Traces of this civic life persist beneath the city’s ruins, which differ dramatically from other urban sites. Monte Alban’s public buildings were large central plazas open to all, rather than palaces restricted to the elite. There are none of the carved depictions of rulers that Feinman described as “billboards for the regime,” such as those in the Olmec cities of the Gulf of Mexico, the Maya cities of the Yucatan, and the Mexica sites around Mexico City — not to mention the ruins of Greece and Rome.
The houses of common people also showed a need for “inter-household cooperation,” according to Feinman. Some such shared systems included retaining walls and drains that would have required communal maintenance, and “economic interdependence” between different families which specialized in different goods, he said.
“People not only lived very close together, but they also must have been highly cooperative from one domestic unit to another, because if part of the retaining wall collapsed or the drain got clogged, they’d have to work together to fix it,” Feinman said in a statement.
These collective factors helped ordinary residents of Monte Alban to achieve a noticeably higher standard of living than people in the villages that preceded it, Feinman said.
Before the settlement of Monte Alban, he said, regional elites lived in well-insulated, wind-proofed adobe and cooked on high-quality reduced-fire pottery; the poor cooked on porous “brownware” and lived in thatch huts.
But once Monte Alban was established, what had once been luxury became commonplace: everyone lived in adobe houses with stone floors and cooked on the same high-quality reduced fire pottery, Feinman said.
“All of these things point to both a governance structure that was not concentrated in one leader or family, and also a somewhat equitable economic profile,” Feinman said.
While that doesn’t precisely mean a democracy, it is also a far cry from a despotism, implying a “mutual relationship between people who have power and people that don’t,” Nicholas said in a statement.
In Nicholas’ view, Monte Alban represented a social contract. “The powerful may have coordinated defense, helped organize marketplace exchange, and conducted ritual activities that enhanced community solidarity.”
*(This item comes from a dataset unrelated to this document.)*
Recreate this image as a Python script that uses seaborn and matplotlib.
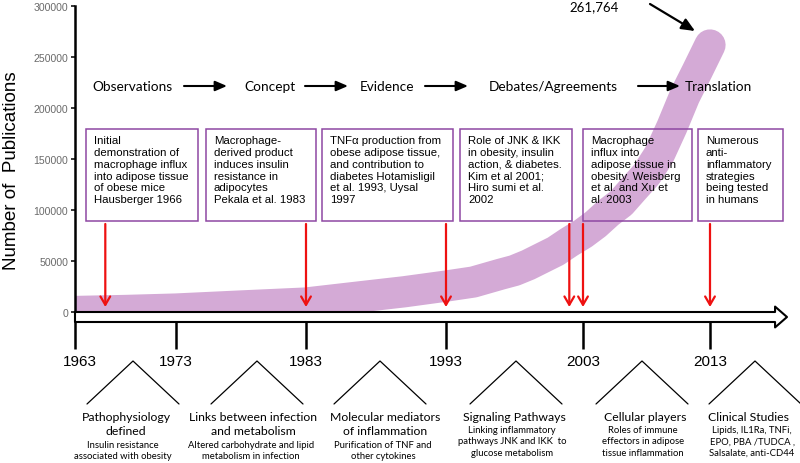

Most people, meanwhile, “produced food and other goods that sustained the settlement and, through taxes, supported governance. It was a collaborative process that relied on compliance,” as opposed to coercion, she said.
Feinman and Nicholas’ paper is the latest in a long series of articles examining the social and economic foundations of both democracy and autocracy — and of whether either is an innate part of how humans live in cities.
“The traditional view for 75 yeas has been on the side of the ancient world being autocratic, with only Greece and Rome as somewhat democratic societies, and that only in the last 200 years, in Euro-America, do we see more democratic organization,” Feinman said.
That view, he said, “cannot be sustained. Given more and more information that’s been collected — that generalization about the past being autocratic cannot be right.”
But neither, Feinman said, is it a slam dunk for the competing view — made famous in the 2021 bestseller The Dawn of Everything, by anthropologists David Graeber and David Wengrow — that the dawn of cities was an egalitarian utopia, tragically crushed by later oligarchs.
It’s a mistake, he said, to project a more equitable society onto the mute ruins of ancient cities — and to use that “to foresee a more equitable future. That’s hopeful but I’m not sure empirically how sustainable it is.”
But ancient cities and civilizations do help untangle which social and economic factors promote relative democracy — and which tend to promote despotism and autocracy, Feinman said.
And a critical factor on how equitable a society will be, he argued, is where government revenues come from.
“If it’s funded by an easily monopolizable set of resources — like oil in the modern world — then you’re going to get more autocratic forms of governance, which tend to care less about the wellbeing of the citizenry. Like Russia, or Saudi Arabia.”
The opposite is true for egalitarian societies, Feinman said.
Societies dependent on broad-based taxes on markets, agriculture or craft goods “tend to fund more equitable forms of governance,” according to Feinman.
And he attributed that foundation of democracy to the fact that fates of “the leaders — those people in government — are interdependent with people paying the taxes.”